Scurrying on, Brohn and I slip into a litter-cluttered laneway and prepare to clamber over a trio of wrecked pickup trucks blocking our path. The trucks are painted red and blue with matching white emblems stenciled on their sides. The writing is faded, but it looks like these were probably some kind of city-owned landscape vehicles at one time. Now, they’re just another reminder of the aftermath of war. There are countless sharp edges in the bent and battered steel and enough broken glass to make it a slow-go for me. Brohn, on the other hand, charges right over the wreckage and hops down on the other side, calling out in a teasing singsong for me to hurry up.
Taking extra care to make sure I don’t slip and wind up cut to shreds, I tell him not to distract me while I make my way over the steel mountain-range of death.
For all the physical skills and coordination I’ve developed over the years, I continue to err on the side of caution. It’s a part of myself I don’t particularly like. I still find myself looking around at others—people like Brohn, Rain, Kella, Mayla, War, and Wisp—and wondering where they get their confidence and fearlessness, and I wonder if I’ll ever be free from the annoying self-doubt that keeps following me around like some leering, drooling stalker.
Somewhere in the back of my mind, I guess I figured that time and experience would lead me to a place of unbridled confidence, a place where I wouldn’t be plagued with the endless mental refrain of second-guessing my every thought and action. It’s bad enough to have actual people in the world trying to hunt me down and kill me. Adding a harsh insult to potential injury—and with a cluster of nagging tendrils of insecurity snaking through my head—sometimes I think my own brain is out to get me.

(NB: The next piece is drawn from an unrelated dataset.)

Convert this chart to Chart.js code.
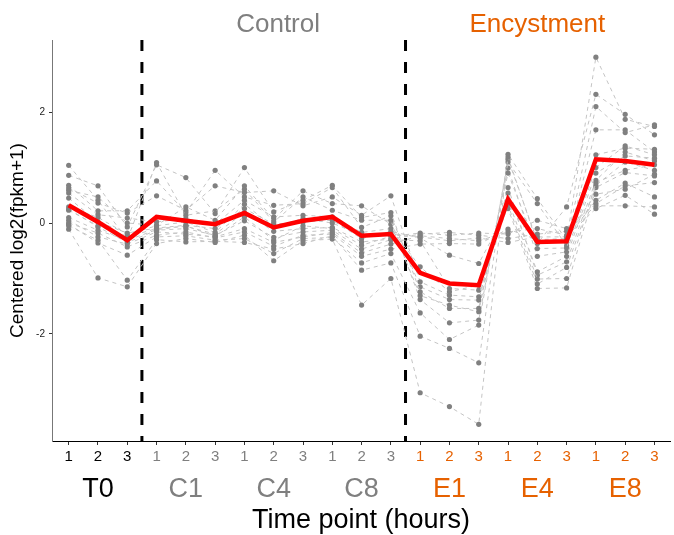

Hopping down from the hood of the last of the crumpled trucks, I brush my hands on the sides of my pants as Brohn teases me for being so slow. I whack his arm and remind him that I was the one who rescued him from the arcology. Grimacing and holdin
g his arm but refusing to concede the point, he at least goes so far as to admit that maybe—just maybe—he owes me one.
“Damn right,” I confirm.
Sporting matching smiles, we shake hands on it and then follow Render down a narrow, litter-strewn alley between two buildings with foundations of dusty yellow brick.
At the end of the tight, cluttered alley, we slam to a stop as a pack of feral dogs pads out, directly in our path. There are five of them, each looking like a nightmarish cross between a pit bull and a grizzly bear. They lower their heads and issue a refrain of guttural warnings from deep inside their chests. The patchy fur on their necks and around their muzzles is sticky with blood, which means they’ve either fed recently and will leave us alone, or else they’ve got a taste for blood and are on the hunt for more.